Great, thanks! Do you think Martin's textbook on Scala is recent enough relative to the present state of Scala as a language? I also see Scala 3.0 is in talks, nice.
I think I can confirm your sentiment. As far as I can tell, which, however, is not much as pertains to the JVM, apart from polyglot projects, Kotlin is a rarity.
I'm rather unfamiliar with Kotlin as a language. Is Kotlin for Android rather idiosyncratic as is Android Java? In other words, is there a superset of language features in Kotlin that goes beyond Android and is more expressive than modern Java?
I think an issue is a different mindset. I haven't done OOP for a long time. After Haskell, Scala feels a bit verbose and actually rather complex. I had a go at Scala a few years ago, it felt like a breeze after Java and C++. I think I can confirm your perception that that's a question of familiarity.
I'm now embracing the JVM, and Frege is not an option. It'll be a mid-term transition for me. But it's already nice to rediscover some functional paradigms in Scala and apparently sane design choices when it comes to mixing the object-oriented with the functional style, at least I think I like it better than OCaml.

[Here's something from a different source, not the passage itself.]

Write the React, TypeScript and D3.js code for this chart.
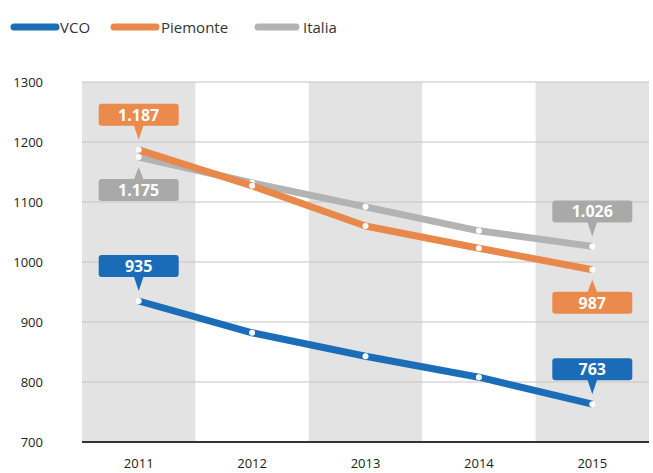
import React from "react";
import * as d3 from "d3";

const years = ["2011", "2012", "2013", "2014", "2015"];
const vco = [935, 882, 843, 808, 763];
const piemonte = [1187, 1127, 1060, 1023, 987];
const italia = [1175, 1132, 1092, 1052, 1026];
const yTicks = [700, 800, 900, 1000, 1100, 1200, 1300];

const seriesNames = ["VCO", "Piemonte", "Italia"];
const colors: Record<string, string> = {
  VCO: "#1b6db7",
  Piemonte: "#e9884b",
  Italia: "#b3b3b3",
};
const labelColors: Record<string, string> = {
  VCO: "#1a6cb9",
  Piemonte: "#ea8a4c",
  Italia: "#a9a9a9",
};

// labels: [series, year index, text, position]
const callouts: [string, number, string, "above" | "below"][] = [
  ["Piemonte", 0, "1.187", "above"],
  ["Italia", 0, "1.175", "below"],
  ["VCO", 0, "935", "above"],
  ["Italia", 4, "1.026", "above"],
  ["Piemonte", 4, "987", "below"],
  ["VCO", 4, "763", "above"],
];

const W = 653;
const H = 473;

export default function App() {
  const x = d3.scaleBand<string>().domain(years).range([82, 649]).padding(0);
  const y = d3.scaleLinear().domain([700, 1300]).range([442, 82]);
  const cx = (i: number) => (x(years[i]) as number) + x.bandwidth() / 2;
  const dataMap: Record<string, number[]> = { VCO: vco, Piemonte: piemonte, Italia: italia };
  const line = d3
    .line<number>()
    .x((_, i) => cx(i))
    .y((d) => y(d))
    .curve(d3.curveLinear);
  const font = "'Open Sans', 'Noto Sans', sans-serif";
  const drawOrder = ["Italia", "Piemonte", "VCO"];

  const legendItems = [
    { name: "VCO", x0: 14, x1: 56, tx: 60 },
    { name: "Piemonte", x0: 114, x1: 156, tx: 161 },
    { name: "Italia", x0: 258, x1: 296, tx: 303 },
  ];

  return (
    <svg
      width={W}
      height={H}
      style={{ position: "absolute", left: 0, top: 0, background: "#fff" }}
      fontFamily={font}
    >
      {/* legend */}
      {legendItems.map((l) => (
        <g key={l.name}>
          <line
            x1={l.x0}
            x2={l.x1}
            y1={27}
            y2={27}
            stroke={colors[l.name]}
            strokeWidth={7}
            strokeLinecap="round"
          />
          <text x={l.tx} y={33} fontSize={15} fill="#333">
            {l.name}
          </text>
        </g>
      ))}

      {/* alternating bands */}
      {years.map((yr, i) =>
        i % 2 === 0 ? (
          <rect
            key={yr}
            x={x(yr)}
            y={y(1300)}
            width={x.bandwidth()}
            height={y(700) - y(1300)}
            fill="#e3e3e3"
          />
        ) : null
      )}

      {/* gridlines */}
      {yTicks.slice(1).map((t) => (
        <line
          key={t}
          x1={82}
          x2={649}
          y1={y(t)}
          y2={y(t)}
          stroke="#c6c6c6"
          strokeWidth={1.2}
        />
      ))}
      <line x1={82} x2={649} y1={y(700)} y2={y(700)} stroke="#333" strokeWidth={2} />

      {/* y tick labels */}
      {yTicks.map((t) => (
        <text key={t} x={43} y={y(t) + 5} fontSize={13} textAnchor="end" fill="#222">
          {t}
        </text>
      ))}

      {/* x labels */}
      {years.map((yr, i) => (
        <text key={yr} x={cx(i)} y={468} fontSize={13} textAnchor="middle" fill="#222">
          {yr}
        </text>
      ))}

      {/* lines */}
      {drawOrder.map((s) => (
        <g key={s}>
          <path
            d={line(dataMap[s]) as string}
            fill="none"
            stroke={colors[s]}
            strokeWidth={7}
            strokeLinejoin="round"
          />
          {dataMap[s].map((v, i) => (
            <circle key={i} cx={cx(i)} cy={y(v)} r={3} fill="#fff" />
          ))}
        </g>
      ))}

      {/* callouts */}
      {callouts.map(([s, i, txt, pos]) => {
        const px = cx(i);
        const py = y(dataMap[s][i]);
        const bw = 80;
        const bh = 22;
        const bx = px - bw / 2;
        const by = pos === "above" ? py - 24 - bh : py + 22;
        const tip = pos === "above" ? py - 10 : py + 10;
        const base = pos === "above" ? by + bh - 1 : by + 1;
        const c = labelColors[s];
        return (
          <g key={s + i}>
            <path d={`M${px - 5},${base} L${px + 5},${base} L${px},${tip} Z`} fill={c} />
            <rect x={bx} y={by} width={bw} height={bh} rx={3} fill={c} />
            <text
              x={px}
              y={by + 17}
              fontSize={16}
              fontWeight={700}
              fill="#fff"
              textAnchor="middle"
            >
              {txt}
            </text>
          </g>
        );
      })}
    </svg>
  );
}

I'm bothered by Scala's performance as compared with Java. Kotlin's seems to be in parity with Scala in this context, but both by an order of magnitude off from Java's. However, I can't vouch for the "benchmarks" I've come across and I'm not yet familiar enough with either to conclude which features could be detrimental to JVM's performance.
I would wholeheartedly appreciate your take on that.

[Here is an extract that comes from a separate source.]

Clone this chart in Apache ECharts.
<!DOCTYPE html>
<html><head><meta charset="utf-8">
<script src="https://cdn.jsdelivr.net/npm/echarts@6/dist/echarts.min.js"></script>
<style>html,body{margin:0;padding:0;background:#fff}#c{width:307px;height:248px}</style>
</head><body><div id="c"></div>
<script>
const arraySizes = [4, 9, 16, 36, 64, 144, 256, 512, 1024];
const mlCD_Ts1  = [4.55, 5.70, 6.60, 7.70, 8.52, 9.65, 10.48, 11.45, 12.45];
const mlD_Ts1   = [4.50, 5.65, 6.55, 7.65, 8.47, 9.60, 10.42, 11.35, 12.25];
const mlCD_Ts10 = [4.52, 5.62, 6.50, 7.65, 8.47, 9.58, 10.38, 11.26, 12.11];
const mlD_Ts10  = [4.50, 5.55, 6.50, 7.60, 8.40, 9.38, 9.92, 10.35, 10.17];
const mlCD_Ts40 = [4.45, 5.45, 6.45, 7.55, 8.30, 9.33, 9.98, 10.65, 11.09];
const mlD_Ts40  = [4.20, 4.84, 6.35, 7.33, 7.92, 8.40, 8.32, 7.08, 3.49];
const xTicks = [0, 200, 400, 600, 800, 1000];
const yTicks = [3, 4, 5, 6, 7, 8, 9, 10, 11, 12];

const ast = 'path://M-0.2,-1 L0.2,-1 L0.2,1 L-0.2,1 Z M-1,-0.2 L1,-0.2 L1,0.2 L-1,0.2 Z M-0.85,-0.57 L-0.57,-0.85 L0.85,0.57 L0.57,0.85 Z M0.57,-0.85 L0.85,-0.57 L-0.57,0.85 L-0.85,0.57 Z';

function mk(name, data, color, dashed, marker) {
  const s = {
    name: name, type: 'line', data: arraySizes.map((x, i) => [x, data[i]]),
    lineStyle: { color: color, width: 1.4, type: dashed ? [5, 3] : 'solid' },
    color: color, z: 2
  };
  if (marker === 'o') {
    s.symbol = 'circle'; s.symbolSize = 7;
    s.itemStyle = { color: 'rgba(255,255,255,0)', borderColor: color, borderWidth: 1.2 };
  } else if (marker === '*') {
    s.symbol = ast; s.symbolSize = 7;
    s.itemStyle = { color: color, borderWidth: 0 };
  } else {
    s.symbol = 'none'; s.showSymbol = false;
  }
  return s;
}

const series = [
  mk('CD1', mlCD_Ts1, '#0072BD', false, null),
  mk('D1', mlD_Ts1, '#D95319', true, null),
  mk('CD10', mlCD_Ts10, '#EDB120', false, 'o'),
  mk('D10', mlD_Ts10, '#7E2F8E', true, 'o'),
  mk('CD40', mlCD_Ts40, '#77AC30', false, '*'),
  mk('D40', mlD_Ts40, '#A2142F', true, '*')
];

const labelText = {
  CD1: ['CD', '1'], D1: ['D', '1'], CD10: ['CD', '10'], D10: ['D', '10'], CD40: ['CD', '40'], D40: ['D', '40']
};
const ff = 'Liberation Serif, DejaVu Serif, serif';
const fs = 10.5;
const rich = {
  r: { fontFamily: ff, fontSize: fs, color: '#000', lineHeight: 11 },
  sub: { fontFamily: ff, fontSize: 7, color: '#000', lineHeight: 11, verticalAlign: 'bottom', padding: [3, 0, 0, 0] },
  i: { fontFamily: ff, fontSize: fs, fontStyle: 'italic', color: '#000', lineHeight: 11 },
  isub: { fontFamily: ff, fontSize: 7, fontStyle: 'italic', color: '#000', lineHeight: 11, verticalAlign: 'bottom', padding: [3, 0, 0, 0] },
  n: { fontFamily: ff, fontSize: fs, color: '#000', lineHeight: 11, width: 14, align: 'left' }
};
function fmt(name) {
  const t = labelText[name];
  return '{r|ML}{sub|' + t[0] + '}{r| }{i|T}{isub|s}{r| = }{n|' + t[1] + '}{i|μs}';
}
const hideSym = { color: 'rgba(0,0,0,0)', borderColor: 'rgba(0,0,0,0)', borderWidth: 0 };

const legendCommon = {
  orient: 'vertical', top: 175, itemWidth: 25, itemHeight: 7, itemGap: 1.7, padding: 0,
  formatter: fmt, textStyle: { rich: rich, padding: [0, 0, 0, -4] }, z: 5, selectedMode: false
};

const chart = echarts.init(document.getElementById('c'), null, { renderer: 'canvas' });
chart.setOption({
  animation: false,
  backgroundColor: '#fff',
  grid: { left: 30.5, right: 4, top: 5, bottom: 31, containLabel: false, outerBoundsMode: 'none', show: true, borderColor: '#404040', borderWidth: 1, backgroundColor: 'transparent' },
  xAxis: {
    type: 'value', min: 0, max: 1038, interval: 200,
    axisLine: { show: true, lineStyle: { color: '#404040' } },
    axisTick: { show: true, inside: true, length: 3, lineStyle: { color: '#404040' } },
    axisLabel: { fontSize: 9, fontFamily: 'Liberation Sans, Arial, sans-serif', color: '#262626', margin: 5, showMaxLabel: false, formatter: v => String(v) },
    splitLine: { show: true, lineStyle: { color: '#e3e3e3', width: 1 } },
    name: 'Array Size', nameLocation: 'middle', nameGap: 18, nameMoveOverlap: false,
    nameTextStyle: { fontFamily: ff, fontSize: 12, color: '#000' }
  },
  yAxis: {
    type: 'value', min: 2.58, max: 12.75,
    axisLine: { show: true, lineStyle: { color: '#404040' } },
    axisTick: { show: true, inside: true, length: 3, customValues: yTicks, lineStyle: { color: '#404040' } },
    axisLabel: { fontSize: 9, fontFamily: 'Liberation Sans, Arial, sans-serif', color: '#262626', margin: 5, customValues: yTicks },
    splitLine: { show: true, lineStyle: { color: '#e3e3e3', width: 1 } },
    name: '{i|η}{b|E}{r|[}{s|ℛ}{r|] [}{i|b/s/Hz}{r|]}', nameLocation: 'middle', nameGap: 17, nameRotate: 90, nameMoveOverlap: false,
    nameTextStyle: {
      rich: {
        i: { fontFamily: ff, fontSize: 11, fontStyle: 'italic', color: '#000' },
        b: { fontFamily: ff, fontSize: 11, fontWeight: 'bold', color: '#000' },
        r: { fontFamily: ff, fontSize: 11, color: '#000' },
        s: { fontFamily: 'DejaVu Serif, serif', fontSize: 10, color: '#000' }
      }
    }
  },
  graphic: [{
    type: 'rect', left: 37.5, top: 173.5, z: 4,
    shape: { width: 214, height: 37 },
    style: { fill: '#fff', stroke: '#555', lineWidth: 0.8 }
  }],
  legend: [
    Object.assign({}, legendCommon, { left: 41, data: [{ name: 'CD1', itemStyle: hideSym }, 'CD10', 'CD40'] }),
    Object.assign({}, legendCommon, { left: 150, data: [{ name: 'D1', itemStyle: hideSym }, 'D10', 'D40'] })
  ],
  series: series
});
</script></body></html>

Could you please also provide Scala versions for the other code snippets on that site? Just what you can come up with from the top of your head?
I'm genuinely interested, having spent the last few years with Haskell and having recently rediscovered and being incredibly awed by the JVM and its ecosystem, and pondering on whether I should refresh what I'd known of Java or just outright embrace Scala.